** What this task involves **
Word for word, copy all the data and drop the pictures.

** Stored data **
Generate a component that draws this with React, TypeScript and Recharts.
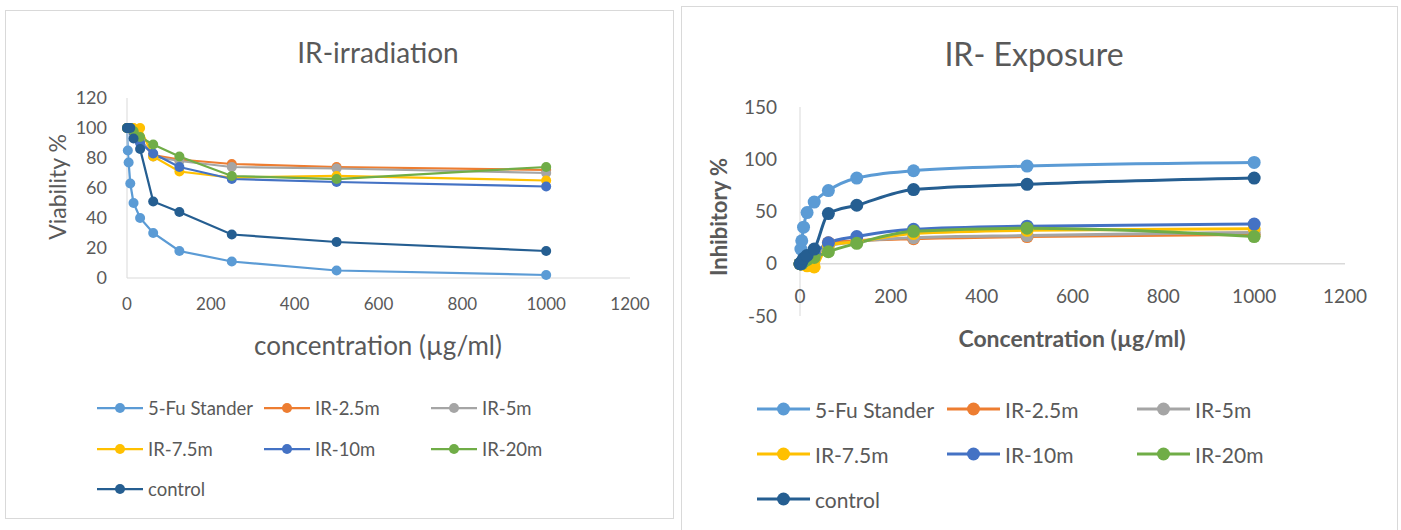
import { LineChart, Line, XAxis, YAxis, ReferenceLine } from "recharts";

const concentrations = [0, 1.95, 3.9, 7.8, 15.6, 31.25, 62.5, 125, 250, 500, 1000];
const seriesNames = ["5-Fu Stander", "IR-2.5m", "IR-5m", "IR-7.5m", "IR-10m", "IR-20m", "control"];
const seriesColors = ["#5B9BD5", "#ED7D31", "#A5A5A5", "#FFC000", "#4472C4", "#70AD47", "#255E91"];
const xTicks = [0, 200, 400, 600, 800, 1000, 1200];

// viability % (IR-irradiation)
const viaFu = [100, 85, 77, 63, 50, 40, 30, 18, 11, 5, 2];
const via25 = [100, 100, 100, 100, 97, 92, 82, 79, 76, 74, 72];
const via5 = [100, 100, 100, 100, 98, 93, 81, 78, 74, 73, 70];
const via75 = [100, 100, 100, 100, 100, 100, 81, 71, 67, 68, 65];
const via10 = [100, 100, 100, 100, 97, 90, 83, 74, 66, 64, 61];
const via20 = [100, 100, 100, 100, 98, 94, 89, 81, 68, 66, 74];
const viaCtrl = [100, 100, 100, 100, 93, 86, 51, 44, 29, 24, 18];
const viaTicks = [0, 20, 40, 60, 80, 100, 120];

// inhibitory % (IR- Exposure)
const inhFu = [0, 14, 22, 35, 49, 59, 70, 82, 89, 93.5, 97];
const inh25 = [0, 0, 0, 2, 5, 8, 20, 22, 24, 26, 28];
const inh5 = [0, 0, 0, 2, 4, 7, 17, 21, 25, 27, 30];
const inh75 = [0, 0, 0, 0, -2, -3, 18, 21, 29, 32, 33.5];
const inh10 = [0, 0, 0, 2, 5, 10, 20, 26, 33, 36, 38];
const inh20 = [0, 0, 0, 2, 4, 6, 11.5, 19.5, 31, 34, 26];
const inhCtrl = [0, 0, 2, 5, 8, 14, 48, 56, 71, 76, 82];
const inhTicks = [-50, 0, 50, 100, 150];

const viaSeries = [viaFu, via25, via5, via75, via10, via20, viaCtrl];
const inhSeries = [inhFu, inh25, inh5, inh75, inh10, inh20, inhCtrl];

const build = (series: number[][]) =>
  concentrations.map((c, i) => {
    const row: any = { conc: c };
    seriesNames.forEach((n, k) => (row[n] = series[k][i]));
    return row;
  });

const viaData = build(viaSeries);
const inhData = build(inhSeries);

const GREY = "#595959";
const AXIS = "#d9d9d9";
const FONT = "Lato, 'Open Sans', sans-serif";

const UpTick = ({ x, y, payload }: any) => (
  <text x={x} y={y - 18} textAnchor="middle" dominantBaseline="middle" fill={GREY} fontSize={19} fontFamily={FONT}>
    {payload.value}
  </text>
);

function Legend({ left, top, colGap, rowGap, lineLen, r, fontSize, sw }: any) {
  return (
    <>
      {seriesNames.map((n, i) => {
        const col = i % 3;
        const row = Math.floor(i / 3);
        return (
          <div
            key={n}
            style={{
              position: "absolute",
              left: left + col * colGap,
              top: top + row * rowGap - 14,
              height: 28,
              display: "flex",
              alignItems: "center",
              fontSize,
              color: GREY,
              whiteSpace: "nowrap",
            }}
          >
            <svg width={lineLen} height={28} style={{ marginRight: 5 }}>
              <line x1={0} y1={14} x2={lineLen} y2={14} stroke={seriesColors[i]} strokeWidth={sw} />
              <circle cx={lineLen / 2} cy={14} r={r} fill={seriesColors[i]} />
            </svg>
            {n}
          </div>
        );
      })}
    </>
  );
}

export default function App() {
  return (
    <div style={{ position: "absolute", left: 0, top: 0, width: 1401, height: 530, background: "#fff", fontFamily: FONT, overflow: "hidden" }}>
      <div style={{ position: "absolute", left: 5, top: 10, width: 667, height: 507, border: `1px solid ${AXIS}` }} />
      <div style={{ position: "absolute", left: 681, top: 6, width: 715, height: 540, border: `1px solid ${AXIS}` }} />

      {/* left chart */}
      <div style={{ position: "absolute", left: 378, top: 52, transform: "translate(-50%,-50%)", fontSize: 28, color: GREY, whiteSpace: "nowrap" }}>
        IR-irradiation
      </div>
      <div style={{ position: "absolute", left: 57, top: 187, transform: "translate(-50%,-50%) rotate(-90deg)", fontSize: 23, color: GREY, whiteSpace: "nowrap" }}>
        Viability %
      </div>
      <div style={{ position: "absolute", left: 378, top: 345, transform: "translate(-50%,-50%)", fontSize: 26, color: GREY, whiteSpace: "nowrap" }}>
        concentration (µg/ml)
      </div>
      <div style={{ position: "absolute", left: 0, top: 0 }}>
        <LineChart width={680} height={380} data={viaData} margin={{ top: 98, right: 50, bottom: 72, left: 67 }}>
          <XAxis
            dataKey="conc"
            type="number"
            domain={[0, 1200]}
            ticks={xTicks}
            height={30}
            stroke={AXIS}
            tickLine={false}
            tickMargin={14}
            tick={{ fill: GREY, fontSize: 17, fontFamily: FONT }}
          />
          <YAxis
            domain={[0, 120]}
            ticks={viaTicks}
            width={60}
            stroke={AXIS}
            tickLine={false}
            tickMargin={14}
            tick={{ fill: GREY, fontSize: 18, fontFamily: FONT }}
          />
          {seriesNames.map((n, i) => (
            <Line
              key={n}
              type="linear"
              dataKey={n}
              stroke={seriesColors[i]}
              strokeWidth={2.25}
              dot={{ r: 5, fill: seriesColors[i], stroke: seriesColors[i], strokeWidth: 0 }}
              isAnimationActive={false}
            />
          ))}
        </LineChart>
      </div>
      <Legend left={97} top={408} colGap={167} rowGap={40.5} lineLen={46} r={5} fontSize={18.5} sw={2.25} />

      {/* right chart */}
      <div style={{ position: "absolute", left: 1034, top: 53, transform: "translate(-50%,-50%)", fontSize: 32, color: GREY, whiteSpace: "nowrap" }}>
        IR- Exposure
      </div>
      <div style={{ position: "absolute", left: 718, top: 217, transform: "translate(-50%,-50%) rotate(-90deg)", fontSize: 22, fontWeight: 700, color: GREY, whiteSpace: "nowrap" }}>
        Inhibitory %
      </div>
      <div style={{ position: "absolute", left: 1072, top: 338, transform: "translate(-50%,-50%)", fontSize: 23, fontWeight: 700, color: GREY, whiteSpace: "nowrap" }}>
        Concentration (µg/ml)
      </div>
      <div style={{ position: "absolute", left: 681, top: 0 }}>
        <LineChart width={719} height={380} data={inhData} margin={{ top: 107, right: 55, bottom: 34, left: 59 }}>
          <XAxis
            dataKey="conc"
            type="number"
            domain={[0, 1200]}
            ticks={xTicks}
            height={30}
            axisLine={false}
            tickLine={false}
            tickSize={0}
            tickMargin={0}
            tick={<UpTick />}
          />
          <YAxis
            domain={[-50, 150]}
            ticks={inhTicks}
            width={60}
            stroke={AXIS}
            tickLine={false}
            tickMargin={17}
            tick={{ fill: GREY, fontSize: 19, fontFamily: FONT }}
          />
          <ReferenceLine y={0} stroke={AXIS} strokeWidth={1.5} />
          {seriesNames.map((n, i) => (
            <Line
              key={n}
              type="monotone"
              dataKey={n}
              stroke={seriesColors[i]}
              strokeWidth={3}
              dot={{ r: 6.5, fill: seriesColors[i], stroke: seriesColors[i], strokeWidth: 0 }}
              isAnimationActive={false}
            />
          ))}
        </LineChart>
      </div>
      <Legend left={757} top={409} colGap={190} rowGap={45} lineLen={53} r={6.5} fontSize={21} sw={3} />
    </div>
  );
}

** Response below **
Generate a component that draws this with React, TypeScript and Recharts.
import { LineChart, Line, XAxis, YAxis, ReferenceLine } from "recharts";

const concentrations = [0, 1.95, 3.9, 7.8, 15.6, 31.25, 62.5, 125, 250, 500, 1000];
const seriesNames = ["5-Fu Stander", "IR-2.5m", "IR-5m", "IR-7.5m", "IR-10m", "IR-20m", "control"];
const seriesColors = ["#5B9BD5", "#ED7D31", "#A5A5A5", "#FFC000", "#4472C4", "#70AD47", "#255E91"];
const xTicks = [0, 200, 400, 600, 800, 1000, 1200];

// viability % (IR-irradiation)
const viaFu = [100, 85, 77, 63, 50, 40, 30, 18, 11, 5, 2];
const via25 = [100, 100, 100, 100, 97, 92, 82, 79, 76, 74, 72];
const via5 = [100, 100, 100, 100, 98, 93, 81, 78, 74, 73, 70];
const via75 = [100, 100, 100, 100, 100, 100, 81, 71, 67, 68, 65];
const via10 = [100, 100, 100, 100, 97, 90, 83, 74, 66, 64, 61];
const via20 = [100, 100, 100, 100, 98, 94, 89, 81, 68, 66, 74];
const viaCtrl = [100, 100, 100, 100, 93, 86, 51, 44, 29, 24, 18];
const viaTicks = [0, 20, 40, 60, 80, 100, 120];

// inhibitory % (IR- Exposure)
const inhFu = [0, 14, 22, 35, 49, 59, 70, 82, 89, 93.5, 97];
const inh25 = [0, 0, 0, 2, 5, 8, 20, 22, 24, 26, 28];
const inh5 = [0, 0, 0, 2, 4, 7, 17, 21, 25, 27, 30];
const inh75 = [0, 0, 0, 0, -2, -3, 18, 21, 29, 32, 33.5];
const inh10 = [0, 0, 0, 2, 5, 10, 20, 26, 33, 36, 38];
const inh20 = [0, 0, 0, 2, 4, 6, 11.5, 19.5, 31, 34, 26];
const inhCtrl = [0, 0, 2, 5, 8, 14, 48, 56, 71, 76, 82];
const inhTicks = [-50, 0, 50, 100, 150];

const viaSeries = [viaFu, via25, via5, via75, via10, via20, viaCtrl];
const inhSeries = [inhFu, inh25, inh5, inh75, inh10, inh20, inhCtrl];

const build = (series: number[][]) =>
  concentrations.map((c, i) => {
    const row: any = { conc: c };
    seriesNames.forEach((n, k) => (row[n] = series[k][i]));
    return row;
  });

const viaData = build(viaSeries);
const inhData = build(inhSeries);

const GREY = "#595959";
const AXIS = "#d9d9d9";
const FONT = "Lato, 'Open Sans', sans-serif";

const UpTick = ({ x, y, payload }: any) => (
  <text x={x} y={y - 18} textAnchor="middle" dominantBaseline="middle" fill={GREY} fontSize={19} fontFamily={FONT}>
    {payload.value}
  </text>
);

function Legend({ left, top, colGap, rowGap, lineLen, r, fontSize, sw }: any) {
  return (
    <>
      {seriesNames.map((n, i) => {
        const col = i % 3;
        const row = Math.floor(i / 3);
        return (
          <div
            key={n}
            style={{
              position: "absolute",
              left: left + col * colGap,
              top: top + row * rowGap - 14,
              height: 28,
              display: "flex",
              alignItems: "center",
              fontSize,
              color: GREY,
              whiteSpace: "nowrap",
            }}
          >
            <svg width={lineLen} height={28} style={{ marginRight: 5 }}>
              <line x1={0} y1={14} x2={lineLen} y2={14} stroke={seriesColors[i]} strokeWidth={sw} />
              <circle cx={lineLen / 2} cy={14} r={r} fill={seriesColors[i]} />
            </svg>
            {n}
          </div>
        );
      })}
    </>
  );
}

export default function App() {
  return (
    <div style={{ position: "absolute", left: 0, top: 0, width: 1401, height: 530, background: "#fff", fontFamily: FONT, overflow: "hidden" }}>
      <div style={{ position: "absolute", left: 5, top: 10, width: 667, height: 507, border: `1px solid ${AXIS}` }} />
      <div style={{ position: "absolute", left: 681, top: 6, width: 715, height: 540, border: `1px solid ${AXIS}` }} />

      {/* left chart */}
      <div style={{ position: "absolute", left: 378, top: 52, transform: "translate(-50%,-50%)", fontSize: 28, color: GREY, whiteSpace: "nowrap" }}>
        IR-irradiation
      </div>
      <div style={{ position: "absolute", left: 57, top: 187, transform: "translate(-50%,-50%) rotate(-90deg)", fontSize: 23, color: GREY, whiteSpace: "nowrap" }}>
        Viability %
      </div>
      <div style={{ position: "absolute", left: 378, top: 345, transform: "translate(-50%,-50%)", fontSize: 26, color: GREY, whiteSpace: "nowrap" }}>
        concentration (µg/ml)
      </div>
      <div style={{ position: "absolute", left: 0, top: 0 }}>
        <LineChart width={680} height={380} data={viaData} margin={{ top: 98, right: 50, bottom: 72, left: 67 }}>
          <XAxis
            dataKey="conc"
            type="number"
            domain={[0, 1200]}
            ticks={xTicks}
            height={30}
            stroke={AXIS}
            tickLine={false}
            tickMargin={14}
            tick={{ fill: GREY, fontSize: 17, fontFamily: FONT }}
          />
          <YAxis
            domain={[0, 120]}
            ticks={viaTicks}
            width={60}
            stroke={AXIS}
            tickLine={false}
            tickMargin={14}
            tick={{ fill: GREY, fontSize: 18, fontFamily: FONT }}
          />
          {seriesNames.map((n, i) => (
            <Line
              key={n}
              type="linear"
              dataKey={n}
              stroke={seriesColors[i]}
              strokeWidth={2.25}
              dot={{ r: 5, fill: seriesColors[i], stroke: seriesColors[i], strokeWidth: 0 }}
              isAnimationActive={false}
            />
          ))}
        </LineChart>
      </div>
      <Legend left={97} top={408} colGap={167} rowGap={40.5} lineLen={46} r={5} fontSize={18.5} sw={2.25} />

      {/* right chart */}
      <div style={{ position: "absolute", left: 1034, top: 53, transform: "translate(-50%,-50%)", fontSize: 32, color: GREY, whiteSpace: "nowrap" }}>
        IR- Exposure
      </div>
      <div style={{ position: "absolute", left: 718, top: 217, transform: "translate(-50%,-50%) rotate(-90deg)", fontSize: 22, fontWeight: 700, color: GREY, whiteSpace: "nowrap" }}>
        Inhibitory %
      </div>
      <div style={{ position: "absolute", left: 1072, top: 338, transform: "translate(-50%,-50%)", fontSize: 23, fontWeight: 700, color: GREY, whiteSpace: "nowrap" }}>
        Concentration (µg/ml)
      </div>
      <div style={{ position: "absolute", left: 681, top: 0 }}>
        <LineChart width={719} height={380} data={inhData} margin={{ top: 107, right: 55, bottom: 34, left: 59 }}>
          <XAxis
            dataKey="conc"
            type="number"
            domain={[0, 1200]}
            ticks={xTicks}
            height={30}
            axisLine={false}
            tickLine={false}
            tickSize={0}
            tickMargin={0}
            tick={<UpTick />}
          />
          <YAxis
            domain={[-50, 150]}
            ticks={inhTicks}
            width={60}
            stroke={AXIS}
            tickLine={false}
            tickMargin={17}
            tick={{ fill: GREY, fontSize: 19, fontFamily: FONT }}
          />
          <ReferenceLine y={0} stroke={AXIS} strokeWidth={1.5} />
          {seriesNames.map((n, i) => (
            <Line
              key={n}
              type="monotone"
              dataKey={n}
              stroke={seriesColors[i]}
              strokeWidth={3}
              dot={{ r: 6.5, fill: seriesColors[i], stroke: seriesColors[i], strokeWidth: 0 }}
              isAnimationActive={false}
            />
          ))}
        </LineChart>
      </div>
      <Legend left={757} top={409} colGap={190} rowGap={45} lineLen={53} r={6.5} fontSize={21} sw={3} />
    </div>
  );
}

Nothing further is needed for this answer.